* _Stated exercise_: All lines from the beginning of the listing through the line with "tick_labels = [m" are to be copied word for word; the pictures are not.

-*-*-

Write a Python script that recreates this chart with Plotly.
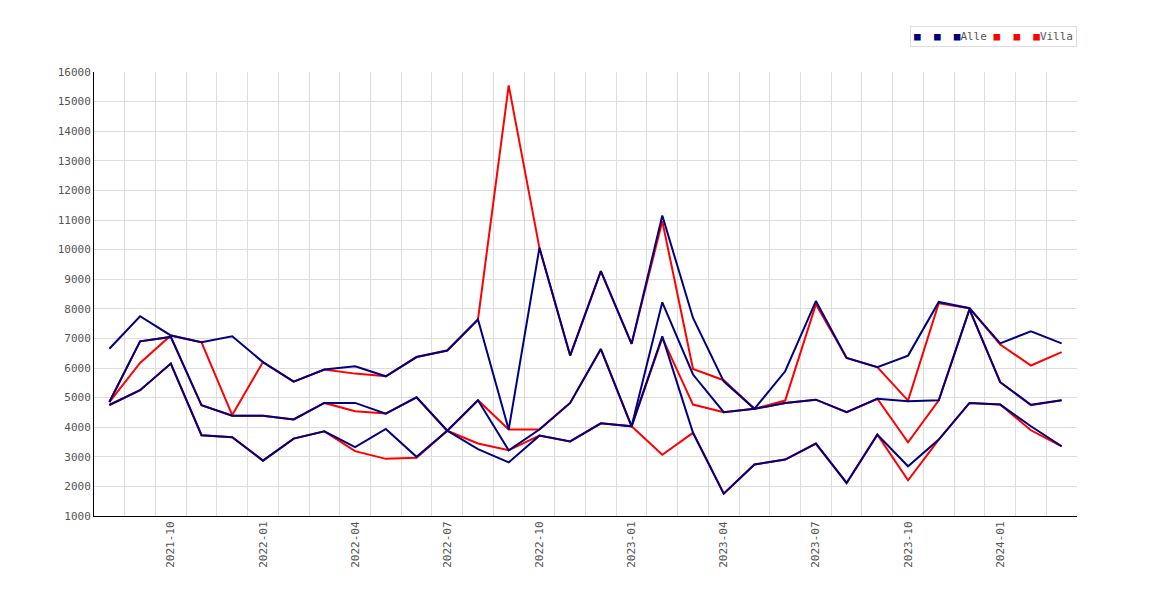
import plotly.graph_objects as go

# monthly points, 2021-08 .. 2024-03
months = [
    "2021-08", "2021-09", "2021-10", "2021-11", "2021-12",
    "2022-01", "2022-02", "2022-03", "2022-04", "2022-05", "2022-06",
    "2022-07", "2022-08", "2022-09", "2022-10", "2022-11", "2022-12",
    "2023-01", "2023-02", "2023-03", "2023-04", "2023-05", "2023-06",
    "2023-07", "2023-08", "2023-09", "2023-10", "2023-11", "2023-12",
    "2024-01", "2024-02", "2024-03",
]
tick_labels = [m if m[5:] in ("01", "04", "07", "10") else "" for m in months]

alle_hi = [6650, 7750, 7100, 6870, 7070, 6200, 5540, 5950, 6060, 5720, 6370,
           6590, 7640, 3920, 10060, 6420, 9270, 6815, 11150, 7690, 5550, 4620,
           5890, 8260, 6340, 6030, 6420, 8230, 8020, 6830, 7240, 6830]
alle_mid = [4850, 6900, 7050, 4740, 4390, 4390, 4260, 4820, 4820, 4460, 5010,
            3880, 4910, 3220, 3920, 4820, 6640, 4030, 8220, 5780, 4505, 4620,
            4820, 4930, 4505, 4960, 4880, 4910, 7980, 5520, 4760, 4910]
alle_lo = [4750, 5250, 6150, 3730, 3660, 2870, 3615, 3860, 3330, 3940, 3000,
           3880, 3260, 2810, 3715, 3520, 4130, 4030, 7070, 3810, 1755, 2740,
           2905, 3446, 2116, 3750, 2680, 3580, 4820, 4764, 4032, 3356]

villa_hi = [4850, 6170, 7100, 6870, 4410, 6200, 5540, 5950, 5810, 5720, 6370,
            6590, 7640, 15550, 10060, 6420, 9270, 6815, 10960, 5970, 5587, 4620,
            4900, 8150, 6340, 6030, 4900, 8190, 8020, 6793, 6083, 6534]
villa_mid = [4850, 6900, 7050, 4740, 4390, 4390, 4260, 4820, 4540, 4460, 5010,
             3880, 4910, 3920, 3920, 4820, 6640, 4030, 7020, 4764, 4505, 4620,
             4820, 4930, 4505, 4960, 3491, 4910, 7980, 5520, 4740, 4910]
villa_lo = [4750, 5250, 6150, 3730, 3660, 2870, 3615, 3860, 3190, 2930, 2970,
            3880, 3450, 3220, 3715, 3520, 4130, 4030, 3070, 3810, 1755, 2740,
            2905, 3446, 2116, 3750, 2206, 3580, 4820, 4764, 3896, 3356]

legend_labels = ["", "", "Alle", "", "", "Villa"]

NAVY = "#000080"
RED = "#ff0000"
FONT = "DejaVu Sans Mono"

fig = go.Figure()

# red ones first, the navy lines sit on top where they coincide
for serie in (villa_hi, villa_mid, villa_lo):
    fig.add_trace(go.Scatter(x=months, y=serie, mode="lines",
                             line=dict(color=RED, width=2), showlegend=False))
for serie in (alle_hi, alle_mid, alle_lo):
    fig.add_trace(go.Scatter(x=months, y=serie, mode="lines",
                             line=dict(color=NAVY, width=2), showlegend=False))

# compact legend: coloured squares followed by the labels
colores = [NAVY, NAVY, NAVY, RED, RED, RED]
legend_text = "".join(
    '<span style="color:%s">\u25a0</span>%s' % (c, (l + " ") if l else "  ")
    for c, l in zip(colores, legend_labels)
).rstrip()

fig.add_annotation(
    text=legend_text,
    xref="paper", yref="paper", x=1, y=1.104, xanchor="right", yanchor="top",
    showarrow=False, font=dict(family=FONT, size=11, color="#555555"),
    bordercolor="#dddddd", borderwidth=1, borderpad=3, bgcolor="white",
)

# the page has an 8px body margin, so the figure is a bit smaller than the window
fig.update_layout(
    width=1162, height=592,
    margin=dict(l=86, r=93, t=64, b=84),
    plot_bgcolor="white", paper_bgcolor="white",
    font=dict(family=FONT, size=11, color="#555555"),
    showlegend=False,
    xaxis=dict(
        type="category", range=[-0.5, len(months) - 0.5],
        tickmode="array", tickvals=months, ticktext=tick_labels,
        tickson="boundaries", ticks="", tickangle=-90,
        showgrid=True, gridcolor="#dddddd", gridwidth=1,
        showline=True, linecolor="black", linewidth=1,
    ),
    yaxis=dict(
        range=[1000, 16000], dtick=1000, ticks="", tickformat="d",
        showgrid=True, gridcolor="#dddddd", gridwidth=1,
        showline=True, linecolor="black", linewidth=1, zeroline=False,
    ),
)

fig.write_html("out.html")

-*-*-

* _Answer to this problem_:
Write a Python script that recreates this chart with Plotly.
import plotly.graph_objects as go

# monthly points, 2021-08 .. 2024-03
months = [
    "2021-08", "2021-09", "2021-10", "2021-11", "2021-12",
    "2022-01", "2022-02", "2022-03", "2022-04", "2022-05", "2022-06",
    "2022-07", "2022-08", "2022-09", "2022-10", "2022-11", "2022-12",
    "2023-01", "2023-02", "2023-03", "2023-04", "2023-05", "2023-06",
    "2023-07", "2023-08", "2023-09", "2023-10", "2023-11", "2023-12",
    "2024-01", "2024-02", "2024-03",
]
tick_labels = [m if m[5:] in ("01", "04", "07", "10") else "" for m in months]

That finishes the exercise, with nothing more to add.